▸ Recorded data
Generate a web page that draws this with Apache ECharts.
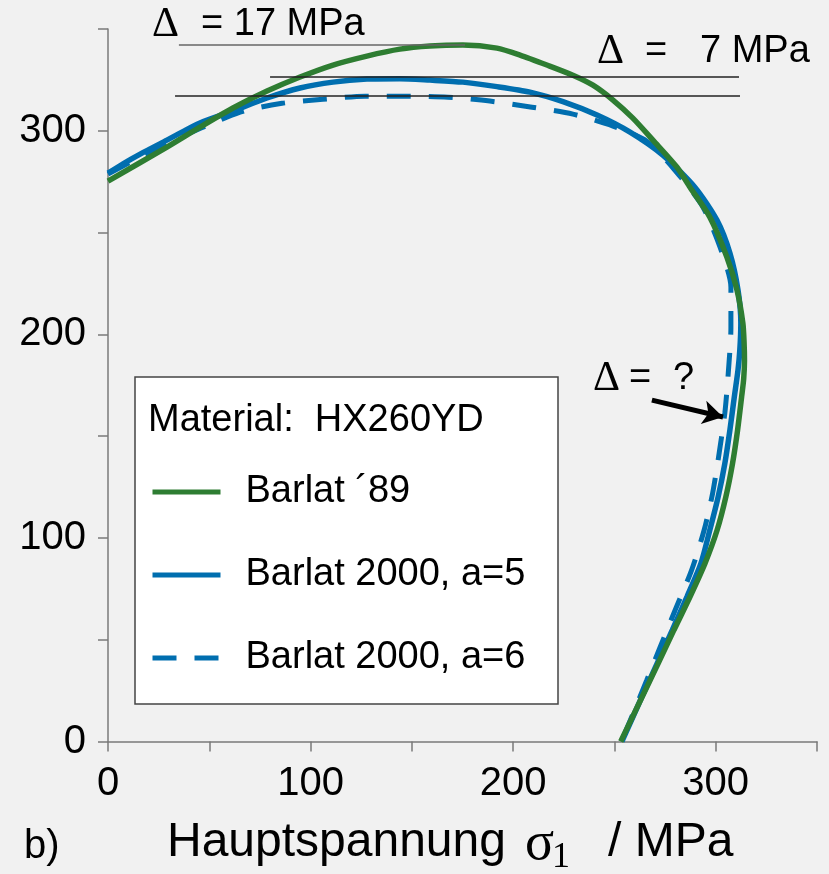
<!DOCTYPE html>
<html>
<head>
<meta charset="utf-8">
<script src="https://cdn.jsdelivr.net/npm/echarts@6/dist/echarts.min.js"></script>
<style>
  html, body { margin: 0; padding: 0; background: #f1f1f1; }
  #chart { width: 829px; height: 874px; }
</style>
</head>
<body>
<div id="chart"></div>
<script>
// Fliessortskurven [sigma1, sigma2] in MPa
const barlat89 = [
  [0, 275.3], [29.1, 292.0], [45.4, 301.8], [61.7, 311.2], [78.5, 319.5],
  [94.8, 326.4], [111.1, 332.3], [127.8, 336.7], [144.1, 340.1], [158.9, 341.6],
  [175.2, 342.1], [192.0, 340.6], [203.4, 337.2], [216.7, 332.3], [229.5, 327.3],
  [239.4, 322.4], [249.3, 315.1], [259.1, 306.2], [269.0, 295.4], [280.8, 282.2],
  [287.3, 272.3], [297.1, 257.6], [305.5, 238.0], [310.5, 221.8], [313.4, 205.5],
  [314.0, 196.0], [314.2, 187.0], [313.8, 178.0], [312.8, 169.4], [310.8, 153.0],
  [308.3, 136.6], [305.0, 120.2], [300.7, 103.9], [294.7, 87.5], [287.3, 71.1],
  [279.4, 54.8], [271.6, 38.4], [263.7, 22.0], [253.1, 0]
];
const barlat2000a5 = [
  [0, 279.2], [12.3, 286.6], [29.1, 295.4], [45.4, 303.8], [61.7, 309.7],
  [78.5, 316.1], [94.8, 321.0], [111.1, 323.9], [127.8, 325.4], [144.1, 325.6],
  [158.9, 324.9], [175.2, 323.9], [192.0, 321.7], [208.3, 319.0], [224.6, 314.3],
  [241.4, 307.7], [257.7, 299.3], [273.9, 288.0], [289.7, 272.3], [300.6, 256.1],
  [307.0, 239.9], [311.0, 221.8], [312.4, 205.5], [311.9, 192.3], [311.0, 182.5],
  [309.2, 169.4], [307.0, 153.0], [304.5, 136.6], [301.2, 120.2], [297.1, 103.9],
  [292.7, 87.5], [285.8, 71.1], [278.6, 54.8], [271.1, 38.4], [263.6, 22.0],
  [253.7, 0]
];
const barlat2000a6 = [
  [0, 278.7], [27.1, 292.9], [65.2, 309.1], [85.9, 313.5], [106.1, 315.5],
  [126.9, 317.0], [147.6, 317.0], [167.8, 316.5], [188.5, 314.6], [209.3, 311.6],
  [229.5, 308.2], [249.3, 302.3], [266.0, 294.9], [279.9, 280.6], [293.7, 262.5],
  [302.1, 242.9], [307.5, 223.2], [307.5, 203.1], [306.2, 181.0], [304.5, 161.3],
  [301.7, 141.7], [298.5, 122.1], [294.3, 103.9], [288.1, 84.2], [280.0, 64.6],
  [272.6, 46.4], [266.0, 30.2], [253.5, 0]
];
// thin reference lines [xFrom, xTo, y]
const deltaLines = [
  [35.0, 176.2, 342.4],
  [80.0, 311.5, 326.4],
  [33.1, 312.0, 317.0]
];
const arrowFrom = [268.5, 167.7];
const arrowTo = [303.6, 159.4];

const seriesNames = ['Barlat \u00b489', 'Barlat 2000, a=5', 'Barlat 2000, a=6'];
const green = '#2e7d32';
const blue = '#006eaf';
const sans = "'Liberation Sans', Arial, sans-serif";
const serif = "'Liberation Serif', 'Times New Roman', serif";

function txt(text, x, y, size, family) {
  return {
    type: 'text', x: x, y: y, silent: true, z: 10,
    style: {
      text: text, fill: '#000', fontSize: size, fontFamily: family || sans,
      align: 'left', verticalAlign: 'middle'
    }
  };
}

const chart = echarts.init(document.getElementById('chart'));

const axisStyle = {
  lineStyle: { color: '#7a7a7a', width: 1.5 }
};

chart.setOption({
  animation: false,
  backgroundColor: '#f1f1f1',
  grid: { left: 108, right: 12, top: 29, bottom: 132.5, containLabel: false },
  xAxis: {
    type: 'value', min: 0, max: 350, interval: 50,
    axisLine: { show: true, onZero: false, ...axisStyle },
    axisTick: { show: true, inside: false, length: 10, ...axisStyle },
    splitLine: { show: false },
    axisLabel: {
      margin: 22, fontSize: 40, color: '#000', fontFamily: sans,
      formatter: v => (v % 100 === 0 ? String(v) : '')
    }
  },
  yAxis: {
    type: 'value', min: 0, max: 350, interval: 50,
    axisLine: { show: true, onZero: false, ...axisStyle },
    axisTick: { show: true, inside: false, length: 10, ...axisStyle },
    splitLine: { show: false },
    axisLabel: {
      margin: 22, fontSize: 40, color: '#000', fontFamily: sans,
      formatter: v => (v % 100 === 0 ? String(v) : '')
    }
  },
  legend: {
    data: seriesNames,
    orient: 'vertical',
    left: 150,
    top: 472,
    padding: 0,
    itemGap: 43,
    itemWidth: 68,
    itemHeight: 2,
    selectedMode: false,
    lineStyle: { width: 5 },
    itemStyle: { color: 'rgba(0,0,0,0)', borderColor: 'rgba(0,0,0,0)', borderWidth: 0 },
    textStyle: {
      fontSize: 38, color: '#000', fontFamily: sans,
      lineHeight: 40, padding: [0, 0, 0, 20]
    }
  },
  graphic: [
    {
      type: 'rect', z: 0, silent: true,
      shape: { x: 135, y: 377, width: 423, height: 327 },
      style: { fill: '#fff', stroke: '#444', lineWidth: 1.5 }
    },
    txt('Material:  HX260YD', 148, 421, 38),
    txt('\u0394', 152, 25, 42, serif),
    txt('= 17 MPa', 201, 25, 38),
    txt('\u0394', 597, 52, 42, serif),
    txt('=', 645, 52, 38),
    txt('7 MPa', 700, 52, 38),
    txt('\u0394', 593, 379, 42, serif),
    txt('=', 629, 379, 38),
    txt('?', 673, 379, 38),
    txt('b)', 24, 847, 40),
    txt('Hauptspannung', 167, 843, 48),
    txt('\u03c3', 525, 845, 54, serif),
    txt('1', 552, 858, 36, serif),
    txt('/ MPa', 608, 843, 48)
  ],
  series: [
    {
      name: seriesNames[1], type: 'line', data: barlat2000a5,
      symbol: 'none', showSymbol: false, smooth: 0.25, z: 2,
      lineStyle: { color: blue, width: 5.5 }, itemStyle: { color: blue }
    },
    {
      name: seriesNames[2], type: 'line', data: barlat2000a6,
      symbol: 'none', showSymbol: false, smooth: 0.25, z: 3,
      lineStyle: { color: blue, width: 5, type: [24, 18] }, itemStyle: { color: blue }
    },
    {
      name: seriesNames[0], type: 'line', data: barlat89,
      symbol: 'none', showSymbol: false, smooth: 0.25, z: 4,
      lineStyle: { color: green, width: 5.5 }, itemStyle: { color: green }
    },
    {
      name: 'annotations', type: 'line', data: [], z: 5,
      markLine: {
        silent: true, animation: false,
        symbol: ['none', 'none'],
        label: { show: false },
        data: deltaLines.map((d, i) => [
          { coord: [d[0], d[2]], lineStyle: { color: i === 0 ? '#666' : '#222', width: 1.5, type: 'solid' } },
          { coord: [d[1], d[2]] }
        ]).concat([[
          { coord: arrowFrom, symbol: 'none', lineStyle: { color: '#000', width: 5, type: 'solid' } },
          { coord: arrowTo, symbol: 'arrow', symbolSize: [18, 20] }
        ]])
      }
    }
  ]
});
</script>
</body>
</html>
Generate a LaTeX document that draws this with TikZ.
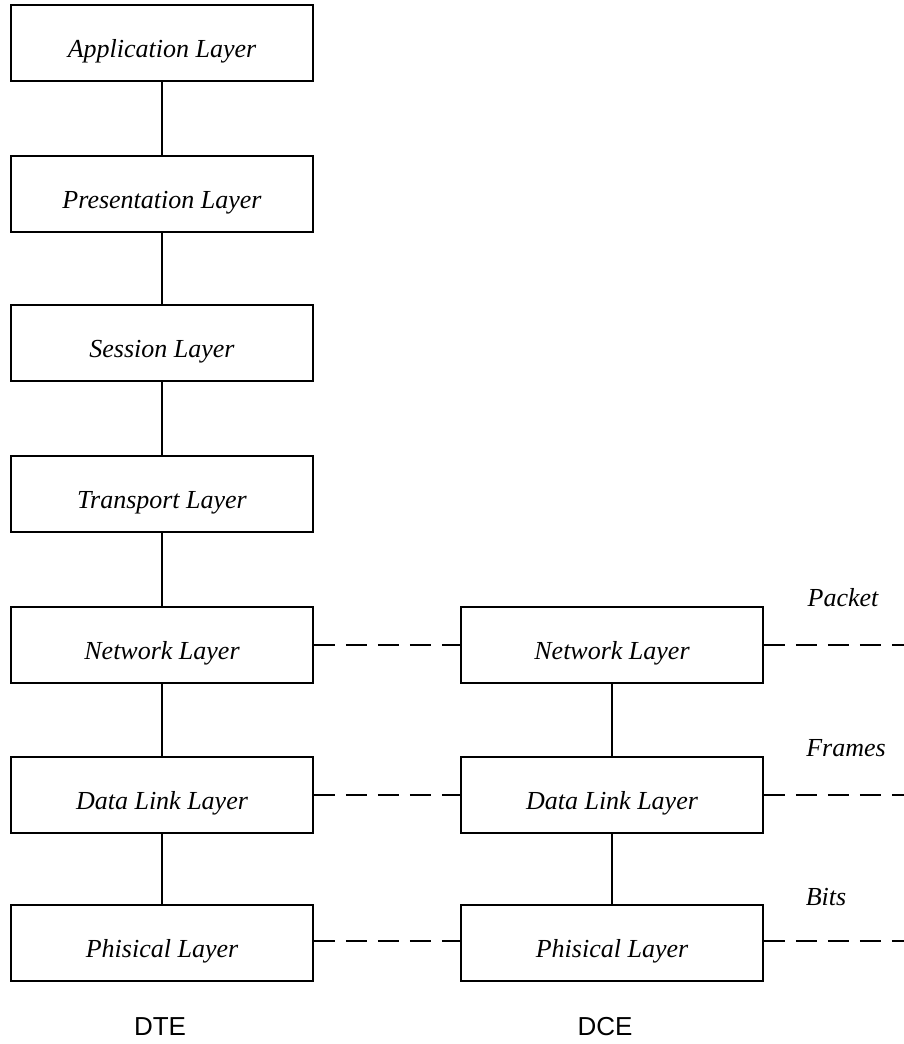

▸ Set task
Without the pictures, return all the records precisely as they stand.

▸ Task output
Generate a web page that draws this with Apache ECharts.
<!DOCTYPE html>
<html>
<head>
<meta charset="utf-8">
<script src="https://cdn.jsdelivr.net/npm/echarts@6/dist/echarts.min.js"></script>
<style>
  html, body { margin: 0; padding: 0; background: #f1f1f1; }
  #chart { width: 829px; height: 874px; }
</style>
</head>
<body>
<div id="chart"></div>
<script>
// Fliessortskurven [sigma1, sigma2] in MPa
const barlat89 = [
  [0, 275.3], [29.1, 292.0], [45.4, 301.8], [61.7, 311.2], [78.5, 319.5],
  [94.8, 326.4], [111.1, 332.3], [127.8, 336.7], [144.1, 340.1], [158.9, 341.6],
  [175.2, 342.1], [192.0, 340.6], [203.4, 337.2], [216.7, 332.3], [229.5, 327.3],
  [239.4, 322.4], [249.3, 315.1], [259.1, 306.2], [269.0, 295.4], [280.8, 282.2],
  [287.3, 272.3], [297.1, 257.6], [305.5, 238.0], [310.5, 221.8], [313.4, 205.5],
  [314.0, 196.0], [314.2, 187.0], [313.8, 178.0], [312.8, 169.4], [310.8, 153.0],
  [308.3, 136.6], [305.0, 120.2], [300.7, 103.9], [294.7, 87.5], [287.3, 71.1],
  [279.4, 54.8], [271.6, 38.4], [263.7, 22.0], [253.1, 0]
];
const barlat2000a5 = [
  [0, 279.2], [12.3, 286.6], [29.1, 295.4], [45.4, 303.8], [61.7, 309.7],
  [78.5, 316.1], [94.8, 321.0], [111.1, 323.9], [127.8, 325.4], [144.1, 325.6],
  [158.9, 324.9], [175.2, 323.9], [192.0, 321.7], [208.3, 319.0], [224.6, 314.3],
  [241.4, 307.7], [257.7, 299.3], [273.9, 288.0], [289.7, 272.3], [300.6, 256.1],
  [307.0, 239.9], [311.0, 221.8], [312.4, 205.5], [311.9, 192.3], [311.0, 182.5],
  [309.2, 169.4], [307.0, 153.0], [304.5, 136.6], [301.2, 120.2], [297.1, 103.9],
  [292.7, 87.5], [285.8, 71.1], [278.6, 54.8], [271.1, 38.4], [263.6, 22.0],
  [253.7, 0]
];
const barlat2000a6 = [
  [0, 278.7], [27.1, 292.9], [65.2, 309.1], [85.9, 313.5], [106.1, 315.5],
  [126.9, 317.0], [147.6, 317.0], [167.8, 316.5], [188.5, 314.6], [209.3, 311.6],
  [229.5, 308.2], [249.3, 302.3], [266.0, 294.9], [279.9, 280.6], [293.7, 262.5],
  [302.1, 242.9], [307.5, 223.2], [307.5, 203.1], [306.2, 181.0], [304.5, 161.3],
  [301.7, 141.7], [298.5, 122.1], [294.3, 103.9], [288.1, 84.2], [280.0, 64.6],
  [272.6, 46.4], [266.0, 30.2], [253.5, 0]
];
// thin reference lines [xFrom, xTo, y]
const deltaLines = [
  [35.0, 176.2, 342.4],
  [80.0, 311.5, 326.4],
  [33.1, 312.0, 317.0]
];
const arrowFrom = [268.5, 167.7];
const arrowTo = [303.6, 159.4];

const seriesNames = ['Barlat \u00b489', 'Barlat 2000, a=5', 'Barlat 2000, a=6'];
const green = '#2e7d32';
const blue = '#006eaf';
const sans = "'Liberation Sans', Arial, sans-serif";
const serif = "'Liberation Serif', 'Times New Roman', serif";

function txt(text, x, y, size, family) {
  return {
    type: 'text', x: x, y: y, silent: true, z: 10,
    style: {
      text: text, fill: '#000', fontSize: size, fontFamily: family || sans,
      align: 'left', verticalAlign: 'middle'
    }
  };
}

const chart = echarts.init(document.getElementById('chart'));

const axisStyle = {
  lineStyle: { color: '#7a7a7a', width: 1.5 }
};

chart.setOption({
  animation: false,
  backgroundColor: '#f1f1f1',
  grid: { left: 108, right: 12, top: 29, bottom: 132.5, containLabel: false },
  xAxis: {
    type: 'value', min: 0, max: 350, interval: 50,
    axisLine: { show: true, onZero: false, ...axisStyle },
    axisTick: { show: true, inside: false, length: 10, ...axisStyle },
    splitLine: { show: false },
    axisLabel: {
      margin: 22, fontSize: 40, color: '#000', fontFamily: sans,
      formatter: v => (v % 100 === 0 ? String(v) : '')
    }
  },
  yAxis: {
    type: 'value', min: 0, max: 350, interval: 50,
    axisLine: { show: true, onZero: false, ...axisStyle },
    axisTick: { show: true, inside: false, length: 10, ...axisStyle },
    splitLine: { show: false },
    axisLabel: {
      margin: 22, fontSize: 40, color: '#000', fontFamily: sans,
      formatter: v => (v % 100 === 0 ? String(v) : '')
    }
  },
  legend: {
    data: seriesNames,
    orient: 'vertical',
    left: 150,
    top: 472,
    padding: 0,
    itemGap: 43,
    itemWidth: 68,
    itemHeight: 2,
    selectedMode: false,
    lineStyle: { width: 5 },
    itemStyle: { color: 'rgba(0,0,0,0)', borderColor: 'rgba(0,0,0,0)', borderWidth: 0 },
    textStyle: {
      fontSize: 38, color: '#000', fontFamily: sans,
      lineHeight: 40, padding: [0, 0, 0, 20]
    }
  },
  graphic: [
    {
      type: 'rect', z: 0, silent: true,
      shape: { x: 135, y: 377, width: 423, height: 327 },
      style: { fill: '#fff', stroke: '#444', lineWidth: 1.5 }
    },
    txt('Material:  HX260YD', 148, 421, 38),
    txt('\u0394', 152, 25, 42, serif),
    txt('= 17 MPa', 201, 25, 38),
    txt('\u0394', 597, 52, 42, serif),
    txt('=', 645, 52, 38),
    txt('7 MPa', 700, 52, 38),
    txt('\u0394', 593, 379, 42, serif),
    txt('=', 629, 379, 38),
    txt('?', 673, 379, 38),
    txt('b)', 24, 847, 40),
    txt('Hauptspannung', 167, 843, 48),
    txt('\u03c3', 525, 845, 54, serif),
    txt('1', 552, 858, 36, serif),
    txt('/ MPa', 608, 843, 48)
  ],
  series: [
    {
      name: seriesNames[1], type: 'line', data: barlat2000a5,
      symbol: 'none', showSymbol: false, smooth: 0.25, z: 2,
      lineStyle: { color: blue, width: 5.5 }, itemStyle: { color: blue }
    },
    {
      name: seriesNames[2], type: 'line', data: barlat2000a6,
      symbol: 'none', showSymbol: false, smooth: 0.25, z: 3,
      lineStyle: { color: blue, width: 5, type: [24, 18] }, itemStyle: { color: blue }
    },
    {
      name: seriesNames[0], type: 'line', data: barlat89,
      symbol: 'none', showSymbol: false, smooth: 0.25, z: 4,
      lineStyle: { color: green, width: 5.5 }, itemStyle: { color: green }
    },
    {
      name: 'annotations', type: 'line', data: [], z: 5,
      markLine: {
        silent: true, animation: false,
        symbol: ['none', 'none'],
        label: { show: false },
        data: deltaLines.map((d, i) => [
          { coord: [d[0], d[2]], lineStyle: { color: i === 0 ? '#666' : '#222', width: 1.5, type: 'solid' } },
          { coord: [d[1], d[2]] }
        ]).concat([[
          { coord: arrowFrom, symbol: 'none', lineStyle: { color: '#000', width: 5, type: 'solid' } },
          { coord: arrowTo, symbol: 'arrow', symbolSize: [18, 20] }
        ]])
      }
    }
  ]
});
</script>
</body>
</html>
Generate a LaTeX document that draws this with TikZ.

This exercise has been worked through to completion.